**What you are asked to do**
Which lines hold the word "code"? Copy each of them from the material.

**Dataset records**
━━━━━━

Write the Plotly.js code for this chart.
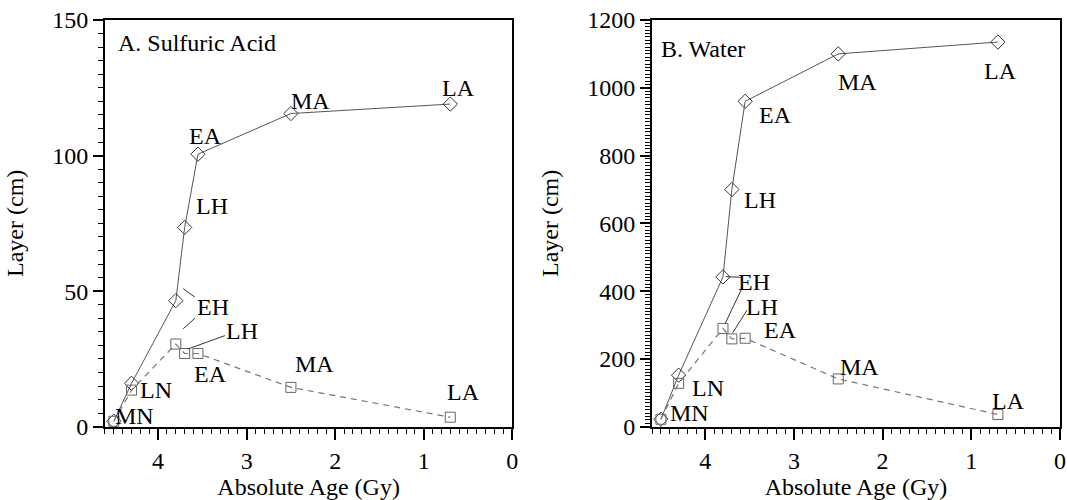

━━━━━━

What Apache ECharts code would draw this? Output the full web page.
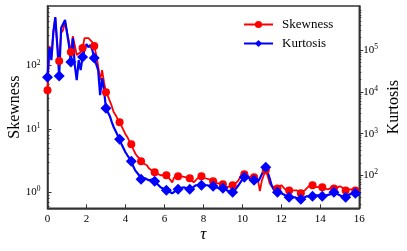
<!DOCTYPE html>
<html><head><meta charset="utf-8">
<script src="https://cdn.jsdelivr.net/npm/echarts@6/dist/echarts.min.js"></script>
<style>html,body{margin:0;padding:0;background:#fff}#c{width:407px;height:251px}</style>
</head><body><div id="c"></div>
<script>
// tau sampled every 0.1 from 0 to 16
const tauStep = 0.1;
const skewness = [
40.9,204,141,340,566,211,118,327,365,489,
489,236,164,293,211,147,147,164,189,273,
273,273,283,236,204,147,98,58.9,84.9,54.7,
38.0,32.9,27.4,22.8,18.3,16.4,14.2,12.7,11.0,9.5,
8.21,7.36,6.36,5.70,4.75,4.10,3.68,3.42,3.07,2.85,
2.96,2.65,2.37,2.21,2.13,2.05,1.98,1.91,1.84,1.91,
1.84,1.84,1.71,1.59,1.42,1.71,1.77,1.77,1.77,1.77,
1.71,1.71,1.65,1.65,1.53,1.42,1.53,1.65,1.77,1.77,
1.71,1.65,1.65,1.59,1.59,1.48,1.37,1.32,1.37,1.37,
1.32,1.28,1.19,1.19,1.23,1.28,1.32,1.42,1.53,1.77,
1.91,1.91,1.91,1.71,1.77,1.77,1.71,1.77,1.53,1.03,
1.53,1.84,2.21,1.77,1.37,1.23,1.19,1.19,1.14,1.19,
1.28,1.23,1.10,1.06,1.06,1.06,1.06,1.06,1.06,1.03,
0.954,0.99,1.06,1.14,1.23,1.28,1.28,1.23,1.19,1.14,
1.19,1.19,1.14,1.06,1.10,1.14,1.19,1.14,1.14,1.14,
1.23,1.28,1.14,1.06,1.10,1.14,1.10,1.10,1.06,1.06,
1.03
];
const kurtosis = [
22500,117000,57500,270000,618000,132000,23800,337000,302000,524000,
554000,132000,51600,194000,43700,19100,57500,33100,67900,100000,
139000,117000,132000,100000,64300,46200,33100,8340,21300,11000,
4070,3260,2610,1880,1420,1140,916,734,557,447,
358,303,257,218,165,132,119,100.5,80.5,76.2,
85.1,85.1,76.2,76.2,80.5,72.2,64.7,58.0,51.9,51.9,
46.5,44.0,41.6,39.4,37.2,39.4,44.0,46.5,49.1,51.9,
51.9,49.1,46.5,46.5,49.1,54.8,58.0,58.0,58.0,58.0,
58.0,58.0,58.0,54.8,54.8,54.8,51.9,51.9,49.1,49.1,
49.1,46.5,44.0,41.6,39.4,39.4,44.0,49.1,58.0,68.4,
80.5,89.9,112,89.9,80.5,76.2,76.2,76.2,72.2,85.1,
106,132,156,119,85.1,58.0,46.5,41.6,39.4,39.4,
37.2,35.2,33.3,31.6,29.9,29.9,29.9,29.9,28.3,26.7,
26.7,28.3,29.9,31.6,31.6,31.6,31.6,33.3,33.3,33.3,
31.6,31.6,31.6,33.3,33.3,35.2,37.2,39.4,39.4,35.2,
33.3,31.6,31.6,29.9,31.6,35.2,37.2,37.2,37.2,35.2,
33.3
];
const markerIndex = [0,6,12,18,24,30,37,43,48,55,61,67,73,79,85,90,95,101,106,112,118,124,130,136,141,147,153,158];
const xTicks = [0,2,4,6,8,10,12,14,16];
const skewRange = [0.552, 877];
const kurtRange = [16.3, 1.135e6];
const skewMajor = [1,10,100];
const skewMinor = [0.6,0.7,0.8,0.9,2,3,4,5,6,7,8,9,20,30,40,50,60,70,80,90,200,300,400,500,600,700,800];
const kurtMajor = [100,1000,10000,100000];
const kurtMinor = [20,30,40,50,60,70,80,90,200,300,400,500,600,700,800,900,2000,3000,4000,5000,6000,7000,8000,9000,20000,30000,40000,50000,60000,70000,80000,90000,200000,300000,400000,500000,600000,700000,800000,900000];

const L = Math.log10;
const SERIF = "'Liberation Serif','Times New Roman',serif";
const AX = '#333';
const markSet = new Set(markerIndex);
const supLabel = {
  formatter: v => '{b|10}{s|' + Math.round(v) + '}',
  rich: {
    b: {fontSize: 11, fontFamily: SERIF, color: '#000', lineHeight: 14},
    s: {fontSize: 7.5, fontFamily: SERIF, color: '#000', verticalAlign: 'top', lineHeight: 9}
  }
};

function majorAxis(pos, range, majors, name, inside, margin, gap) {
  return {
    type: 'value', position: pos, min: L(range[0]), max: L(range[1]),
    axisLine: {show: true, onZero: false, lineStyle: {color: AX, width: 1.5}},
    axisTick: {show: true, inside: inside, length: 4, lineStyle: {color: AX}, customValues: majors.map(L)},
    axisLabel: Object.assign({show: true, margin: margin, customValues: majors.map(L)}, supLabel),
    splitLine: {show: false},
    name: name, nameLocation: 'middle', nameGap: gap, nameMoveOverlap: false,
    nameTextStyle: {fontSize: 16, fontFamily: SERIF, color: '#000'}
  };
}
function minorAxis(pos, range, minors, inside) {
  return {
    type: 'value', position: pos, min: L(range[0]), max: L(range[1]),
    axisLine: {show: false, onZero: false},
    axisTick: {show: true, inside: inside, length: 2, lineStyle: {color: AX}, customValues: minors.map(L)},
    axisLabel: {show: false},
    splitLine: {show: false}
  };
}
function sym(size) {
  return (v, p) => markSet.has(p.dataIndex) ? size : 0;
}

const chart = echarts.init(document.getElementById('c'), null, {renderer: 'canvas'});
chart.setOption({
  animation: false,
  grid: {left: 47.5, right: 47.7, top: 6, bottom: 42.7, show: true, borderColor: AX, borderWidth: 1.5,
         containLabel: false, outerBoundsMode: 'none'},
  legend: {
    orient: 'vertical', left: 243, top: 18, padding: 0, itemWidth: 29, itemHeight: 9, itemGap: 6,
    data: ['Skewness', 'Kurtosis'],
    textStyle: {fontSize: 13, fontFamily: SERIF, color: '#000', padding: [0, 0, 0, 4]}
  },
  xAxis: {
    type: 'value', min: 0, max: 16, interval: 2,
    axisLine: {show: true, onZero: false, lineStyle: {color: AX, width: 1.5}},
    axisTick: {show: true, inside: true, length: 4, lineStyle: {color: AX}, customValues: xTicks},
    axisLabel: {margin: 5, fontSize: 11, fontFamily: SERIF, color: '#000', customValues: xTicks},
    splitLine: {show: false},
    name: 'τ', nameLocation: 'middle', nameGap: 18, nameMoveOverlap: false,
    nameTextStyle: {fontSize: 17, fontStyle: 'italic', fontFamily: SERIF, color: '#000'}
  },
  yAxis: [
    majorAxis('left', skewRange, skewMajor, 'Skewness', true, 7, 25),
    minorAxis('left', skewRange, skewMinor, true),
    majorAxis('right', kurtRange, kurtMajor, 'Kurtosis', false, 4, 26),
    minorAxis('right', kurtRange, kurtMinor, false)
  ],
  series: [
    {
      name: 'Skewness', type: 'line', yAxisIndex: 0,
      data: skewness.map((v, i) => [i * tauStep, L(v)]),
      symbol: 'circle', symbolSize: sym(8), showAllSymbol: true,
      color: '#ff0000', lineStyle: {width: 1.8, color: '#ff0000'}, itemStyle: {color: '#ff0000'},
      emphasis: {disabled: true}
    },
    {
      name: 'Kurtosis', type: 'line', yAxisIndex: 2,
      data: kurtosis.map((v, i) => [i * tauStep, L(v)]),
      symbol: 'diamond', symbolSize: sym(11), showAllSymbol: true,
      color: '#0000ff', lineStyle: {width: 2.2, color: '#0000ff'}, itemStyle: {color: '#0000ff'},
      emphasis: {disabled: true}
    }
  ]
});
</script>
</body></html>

━━━━━━

**Completed exercise**
Write the Plotly.js code for this chart.
What Apache ECharts code would draw this? Output the full web page.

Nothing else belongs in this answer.